Ulric is also the divine spirit of winter, and is known to be personified as the savagery of the piercing winter's chill. By the autumn equinox celebration of "Less Growth," his brother Taal, the god of nature, animals and the wilds and Taal's wife Rhya, the goddess of agriculture, love, fertility and nature, are said to hand their power over the land to him. A portion of the harvest and some form of animal were quietly sacrificed to Ulric to keep his wolves at bay in the bitterness of winter. Around this time frost begins to creep over the land, and in ancient Teutogen folklore, Skoll, the legendary wolf companion of Ulric himself, soon chases away the sun to allow the onset of winter.
By the winter equinox, also called "World Still," Ulric is at his height in the Old World, and hungry wolves begin searching for easy meals of livestock and the occasional Human victim. Bonfires are lit in hopes of guiding Taal and Rhya back into the world, and in the farthest reaches of the Empire, the pelts of wolves are raised on sticks outside village perimeters, both as a sign of respect for Ulric and a warning for his "children" to stay far away.
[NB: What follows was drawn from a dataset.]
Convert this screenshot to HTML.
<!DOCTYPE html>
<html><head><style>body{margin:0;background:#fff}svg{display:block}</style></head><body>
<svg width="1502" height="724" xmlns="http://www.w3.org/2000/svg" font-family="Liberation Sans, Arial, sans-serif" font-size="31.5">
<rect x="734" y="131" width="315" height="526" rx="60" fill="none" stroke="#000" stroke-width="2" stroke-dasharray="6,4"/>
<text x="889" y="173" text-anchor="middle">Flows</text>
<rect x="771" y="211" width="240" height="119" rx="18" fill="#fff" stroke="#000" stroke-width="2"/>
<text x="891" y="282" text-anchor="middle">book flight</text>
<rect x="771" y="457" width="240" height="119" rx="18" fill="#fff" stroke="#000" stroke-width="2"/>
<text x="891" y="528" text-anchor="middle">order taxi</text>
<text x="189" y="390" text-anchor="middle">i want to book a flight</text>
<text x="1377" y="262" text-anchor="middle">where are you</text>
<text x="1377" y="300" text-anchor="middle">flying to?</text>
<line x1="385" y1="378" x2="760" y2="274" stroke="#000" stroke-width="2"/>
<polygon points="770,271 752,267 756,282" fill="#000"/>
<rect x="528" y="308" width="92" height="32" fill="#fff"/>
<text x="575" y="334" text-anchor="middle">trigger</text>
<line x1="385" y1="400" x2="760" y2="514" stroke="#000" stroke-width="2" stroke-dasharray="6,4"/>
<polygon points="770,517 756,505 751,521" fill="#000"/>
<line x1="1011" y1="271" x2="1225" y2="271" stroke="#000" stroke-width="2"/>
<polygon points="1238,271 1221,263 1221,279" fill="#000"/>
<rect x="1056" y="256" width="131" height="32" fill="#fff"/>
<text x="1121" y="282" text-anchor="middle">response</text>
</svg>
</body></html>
During Sigmar's time the people waited for Ulric to return to his frozen realm in the heavens, and for Taal to bring balance to the world in the spring. By the spring equinox or "Start Growth," Ulric's reign of ice and snow ends[1e][9c] and he returns the world to Rhya.
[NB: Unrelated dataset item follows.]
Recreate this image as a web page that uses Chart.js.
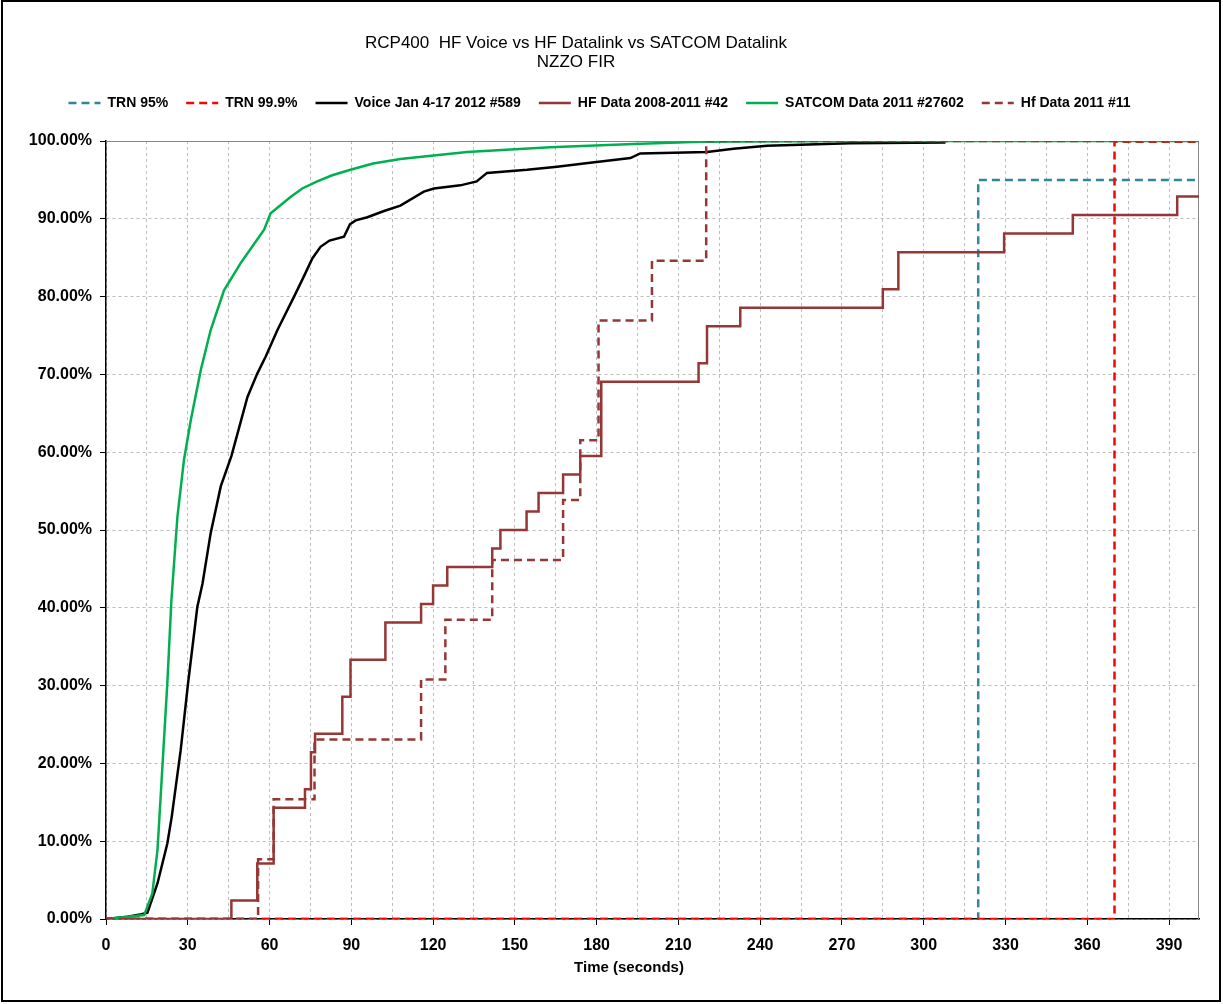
<!DOCTYPE html>
<html>
<head>
<meta charset="utf-8">
<title>RCP400 HF Voice vs HF Datalink vs SATCOM Datalink</title>
<script src="https://cdn.jsdelivr.net/npm/chart.js@4.4.1/dist/chart.umd.min.js"></script>
<style>
  html, body { margin: 0; padding: 0; background: #fff; }
  #wrap { width: 1223px; height: 1004px; }
  canvas { background: #fff; }
</style>
</head>
<body>
<div id="wrap"><canvas id="rcp" width="1223" height="1004"></canvas></div>
<script>
// values (time in seconds, cumulative %)
var trn95Time = [0, 320, 401];
var trn95Pct = [0, 95, 95];

var trn999Time = [0, 370, 401];
var trn999Pct = [0, 99.9, 99.9];

var voiceTime = [0, 7.9, 13, 15.2, 18.9, 22.5, 24.1, 27.4, 30.1, 33.5, 35.4, 38.4, 42.1, 46, 51.9, 55.5, 58.6, 62.9, 69, 72.6, 75.7, 78.7, 82, 87.3, 89.5, 91.6, 95.9, 102, 108, 116.6, 120.3, 130, 136, 139.8, 154.5, 165.5, 175.3, 192.4, 196, 220.5, 230.2, 242.5, 273, 308];
var voicePct = [0, 0.3, 0.6, 0.8, 4.6, 9.7, 13.1, 21.7, 30.3, 40.1, 43.1, 49.6, 55.6, 59.5, 67.1, 70.1, 72.3, 75.7, 80, 82.6, 84.9, 86.4, 87.2, 87.7, 89.3, 89.8, 90.2, 91, 91.7, 93.5, 93.9, 94.3, 94.8, 95.9, 96.3, 96.7, 97.1, 97.8, 98.4, 98.6, 99, 99.4, 99.7, 99.8];

var hfTime = [0, 46, 55.5, 61.5, 73, 75.2, 76.7, 86.7, 89.7, 102.5, 115.6, 120, 125.2, 141.7, 144.7, 154.3, 158.7, 167.7, 174, 181.7, 217.4, 220.5, 232.7, 285, 290.7, 329.5, 354.7, 393, 401];
var hfPct = [0, 2.38, 7.14, 14.29, 16.67, 21.43, 23.81, 28.57, 33.33, 38.10, 40.48, 42.86, 45.24, 47.62, 50, 52.38, 54.76, 57.14, 59.52, 69.05, 71.43, 76.19, 78.57, 80.95, 85.71, 88.10, 90.48, 92.86, 92.86];

var satcomTime = [0, 14, 17, 18.9, 20.7, 22.5, 24, 26.2, 28.6, 31.1, 34.8, 38.4, 43.3, 49.4, 54, 58, 60.4, 67.7, 72, 77.5, 83, 89.7, 98, 108, 132.5, 163, 193.6, 218, 273, 401];
var satcomPct = [0, 0.5, 3.3, 8.9, 19.6, 30.3, 41, 51.7, 59, 64.1, 70.6, 75.7, 80.8, 84.3, 86.6, 88.6, 90.7, 92.8, 93.9, 94.8, 95.6, 96.3, 97.1, 97.7, 98.6, 99.2, 99.6, 99.9, 100, 100];

var hf2011Time = [0, 55.8, 61.5, 76.5, 115.6, 124.5, 141.7, 167.7, 174, 180.7, 200.3, 220.2, 401];
var hf2011Pct = [0, 7.69, 15.38, 23.08, 30.77, 38.46, 46.15, 53.85, 61.54, 76.92, 84.62, 100, 100];

var titleLines = ['RCP400  HF Voice vs HF Datalink vs SATCOM Datalink', 'NZZO FIR'];
var xTitle = 'Time (seconds)';

function pts(xs, ys) {
    return xs.map(function(x, i) { return {x: x, y: ys[i]}; });
}

var FONT = '"Liberation Sans", Arial, sans-serif';
var DASH = [8, 5];

var series = [
    {label: 'TRN 95%', data: pts(trn95Time, trn95Pct), borderColor: '#31859C', borderDash: DASH, stepped: 'before'},
    {label: 'TRN 99.9%', data: pts(trn999Time, trn999Pct), borderColor: '#FF0000', borderDash: DASH, stepped: 'before'},
    {label: 'Voice Jan 4-17 2012 #589', data: pts(voiceTime, voicePct), borderColor: '#000000'},
    {label: 'HF Data 2008-2011 #42', data: pts(hfTime, hfPct), borderColor: '#953735', stepped: 'before'},
    {label: 'SATCOM Data 2011 #27602', data: pts(satcomTime, satcomPct), borderColor: '#00B050'},
    {label: 'Hf Data 2011 #11', data: pts(hf2011Time, hf2011Pct), borderColor: '#953735', borderDash: DASH, stepped: 'before'}
];
// excel paints later series on top
series.forEach(function(s, i) {
    s.backgroundColor = s.borderColor;
    s.borderWidth = 2.5;
    s.pointRadius = 0;
    s.fill = false;
    s.order = 10 - i;
});

var frame = {
    id: 'frame',
    beforeDatasetsDraw: function(chart) {
        var a = chart.chartArea, c = chart.ctx;
        c.save();
        c.strokeStyle = '#868686';
        c.lineWidth = 1;
        c.beginPath();
        c.moveTo(a.left, a.top + 0.5);
        c.lineTo(a.right - 0.5, a.top + 0.5);
        c.lineTo(a.right - 0.5, a.bottom);
        c.stroke();
        c.restore();
    },
    afterDraw: function(chart) {
        var c = chart.ctx;
        c.save();
        c.fillStyle = '#000';
        c.textAlign = 'center';
        c.textBaseline = 'middle';
        c.font = '17px ' + FONT;
        c.fillText(titleLines[0], 576, 43);
        c.fillText(titleLines[1], 576, 62);
        c.font = 'bold 15px ' + FONT;
        c.fillText(xTitle, 629, 968);
        c.strokeStyle = '#000';
        c.lineWidth = 2;
        c.strokeRect(2, 1, 1218, 1000);
        c.restore();
    }
};

var chart = new Chart(document.getElementById('rcp'), {
    type: 'line',
    data: {datasets: series},
    plugins: [frame],
    options: {
        responsive: false,
        animation: false,
        devicePixelRatio: 1,
        layout: {padding: {top: 78, right: 24, bottom: 0, left: 0}},
        plugins: {
            // empty title only keeps a gap between legend and plot
            title: {display: true, text: '', padding: 0, font: {size: 21, lineHeight: 1}},
            tooltip: {enabled: false},
            legend: {
                position: 'top',
                weight: 3000,
                labels: {
                    usePointStyle: true,
                    pointStyle: 'line',
                    pointStyleWidth: 32,
                    padding: 18,
                    color: '#000',
                    font: {family: FONT, size: 14, weight: 'bold'},
                    sort: function(a, b) { return a.datasetIndex - b.datasetIndex; },
                    generateLabels: function(ch) {
                        var items = Chart.defaults.plugins.legend.labels.generateLabels(ch);
                        items.forEach(function(it) {
                            var ds = ch.data.datasets[it.datasetIndex];
                            it.lineDash = ds.borderDash || [];
                            it.lineWidth = 2.5;
                            it.strokeStyle = ds.borderColor;
                        });
                        return items;
                    }
                }
            }
        },
        scales: {
            x: {
                type: 'linear',
                min: 0,
                max: 401,
                afterFit: function(s) { s.height = 85; },
                border: {color: '#000', width: 1.5, dash: [3, 3]},
                grid: {
                    color: '#BDBDBD',
                    tickLength: 6,
                    tickBorderDash: [],
                    tickColor: function(c) { return c.tick && c.tick.value % 30 === 0 ? '#000' : 'rgba(0,0,0,0)'; }
                },
                ticks: {
                    stepSize: 15,
                    includeBounds: false,
                    autoSkip: false,
                    maxRotation: 0,
                    padding: 11,
                    color: '#000',
                    font: {family: FONT, size: 16, weight: 'bold'},
                    callback: function(v) { return v % 30 === 0 ? v : ''; }
                }
            },
            y: {
                min: 0,
                max: 100,
                afterFit: function(s) { s.width = 106; },
                border: {color: '#000', width: 1.5, dash: [3, 3]},
                grid: {
                    color: '#BDBDBD',
                    tickLength: 6,
                    tickBorderDash: [],
                    tickColor: '#000'
                },
                ticks: {
                    stepSize: 10,
                    padding: 8,
                    color: '#000',
                    font: {family: FONT, size: 16, weight: 'bold'},
                    callback: function(v) { return v.toFixed(2) + '%'; }
                }
            }
        }
    }
});
</script>
</body>
</html>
Yet, some Ulrican myths do not portray all this as a smooth or certain process. There exist invocations to Rhya to intercede with Ulric to force him to relinquish the land when spring comes,[16a] and it is said that if the Sacred Flame of Ulric in Ulric's Middenheim temple were to ever go out, then the next winter would last a whole year or possibly even forever. Ragnarites, followers of Ulric in his aspect as the "Snow King," believe that winter is simply a training ground for Evernacht, an eternal winter that will choke the life from Ulric's greatest enemies, the Ruinous Powers of Chaos. Some extremists of the order believe it is their duty to prepare the mortal world for this imminent cleansing, and so sacrifice food raided from silos across the north in Ulric's name, a practice few appreciate.